University essay from Lunds universitet/Kognitiv semiotik; Lunds universitet/Masterprogram: Språk och språkvetenskap

Abstract: This thesis investigates a possible influence of language on thought in the domain of motion event descriptions using a cognitive-semiotic framework. Previous studies (e.g., von Stutterheim et al., 2012) have claimed that speakers of languages who construe situations as temporally ongoing through morphological aspect tend to focus more on the action itself and less on other details such as possible endpoints than speakers of languages without morphological aspect. Such differences in linguistic construal also seemed to enhance memory of the landmarks in question: a form of linguistic relativity. There are, however, a number of theoretical and empirical issues surrounding such claims. While previous studies have focused extensively on endpoints, this study explored whether the assumptions about endpoints could also be extended to starting points. To test for linguistic relativity effects, the study consisted of two tasks: a description and a memory task. Speakers of German (no morphological aspect) and Spanish (morphological aspect) were presented with a series of short video clips of everyday motion events and asked to describe these.

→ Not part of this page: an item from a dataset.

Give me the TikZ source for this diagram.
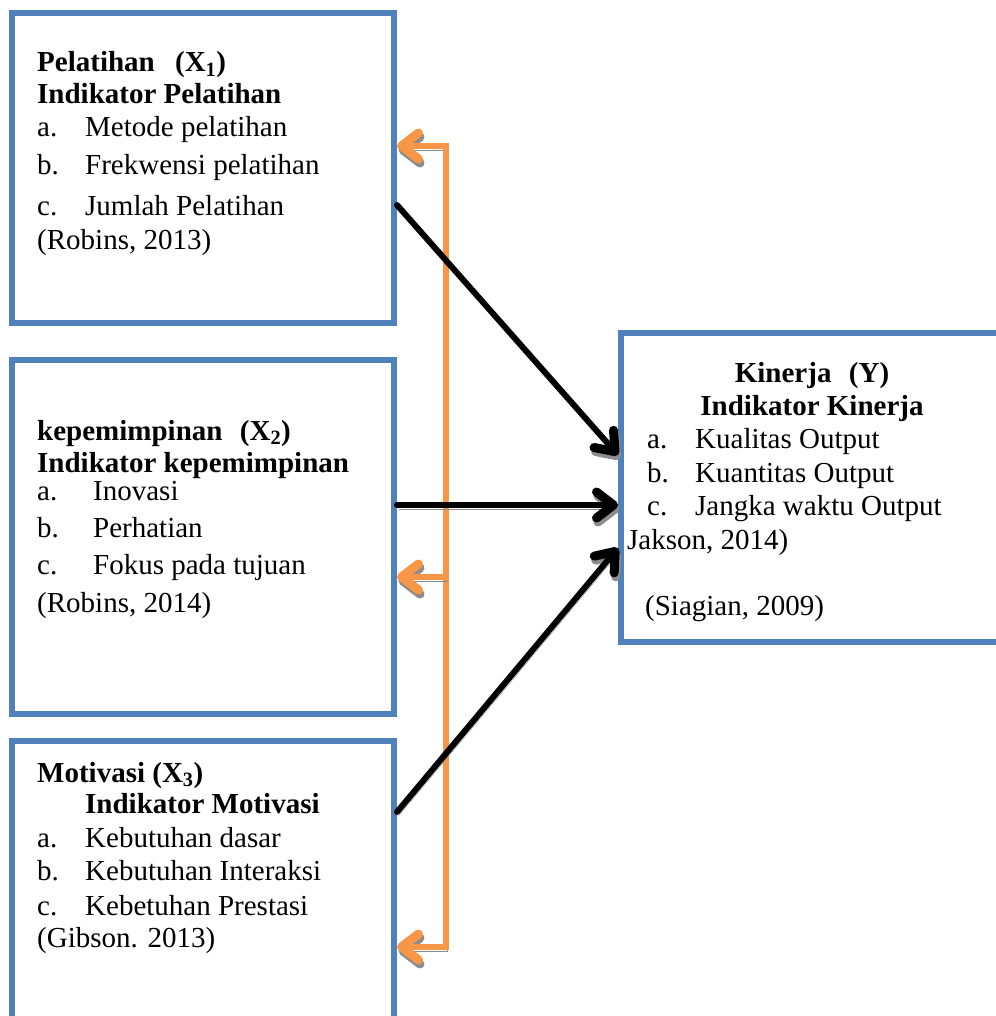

Subsequently, screenshots of the target items were used to check the speakers’ memory of the landmarks. The findings revealed that Spanish speakers indeed linguistically construe the events as temporally ongoing to a much higher degree than the Germans speakers. This, however, did not correlate with a lesser encoding of landmarks, where both language groups mentioned equally many landmarks. Further, while both speaker groups remembered endpoint-landmarks to a similar extent, starting point-landmarks were better remembered by the Spanish speakers. Finally, a positive correlation between landmark mentioning and memory was observed irrespective of language. Thus, the results show that linguistic construal may indeed enhance memory. However, they also justify the need to distinguish between different kinds/levels of construal that influence our conception a given situation, which, in return, may affect memory, amounting to a rather weak form of linguistic relativity.